- Born: November 2, 1914 Rhinelander, Wisconsin, US
- Died: December 21, 2008 (aged 94) Paradise Valley, Arizona, US
- Occupations: Playwright, film and television screenwriter

= Dale Wasserman =

American playwright (1914–2008)

Dale Wasserman (November 2, 1914 - December 21, 2008) was an American playwright, perhaps best known for his 1965 book, Man of La Mancha.

==Early life==
Dale Wasserman was born in Rhinelander, Wisconsin, the child of Russian Jewish immigrants Samuel Wasserman and Bertha Paykel, and was orphaned at the age of nine. He lived in a state orphanage and with an older brother in South Dakota before he "hit the rails". He later said, "I'm a self-educated hobo. My entire adolescence was spent as a hobo, riding the rails and alternately living on top of buildings on Spring Street in downtown Los Angeles. I regret never having received a formal education. But I did get a real education about human nature."

==Career==
Wasserman worked in various aspects of theatre from age 19. His formal education ended after one year of high school in Los Angeles. It was there that he began work as a self-taught lighting designer, director and producer. He started as stage manager and lighting designer for musical impresario Sol Hurok, and for the Katherine Dunham Company where he claimed to have invented lighting patterns imitated later in other dance companies. In addition to the U.S., he produced and directed in locations such as London and Paris.

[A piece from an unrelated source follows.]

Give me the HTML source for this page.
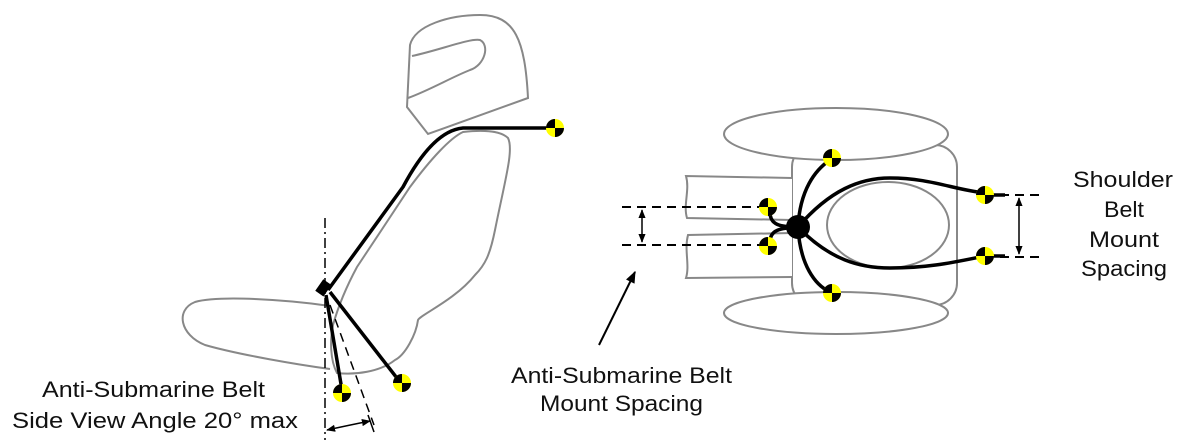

In the middle of directing a Broadway musical, which he later refused to name, Wasserman abruptly walked out, later saying he "couldn't possibly write worse than the stuff [he] was directing" and left his previous occupations to become a writer. "Every other function was interpretive; only the writer was primary." Matinee Theatre, the TV anthology which presented his first play, Elisha and the Long Knives, received a collective Emmy for the plays it produced in 1955, the year Elisha and the Long Knives was telecast on that series (it was originally broadcast in 1954 on
Kraft Television Theatre, another anthology). Wasserman wrote some 30 more television dramas, making him one of the better-known writers in the Golden Age of Television. "Man of La Mancha," which first appeared as a straight play on TV, is frequently and erroneously called "an adaptation" of Don Quixote but is not. It is a completely original work that uses scenes from "Don Quixote" to illuminate Miguel de Cervantes' life. Don Quixote was Cervantes' Man of La Mancha; it was Cervantes himself who was Dale Wasserman's Man of La Mancha. Man of La Mancha ran for five years on Broadway and continues worldwide in more than 30 languages.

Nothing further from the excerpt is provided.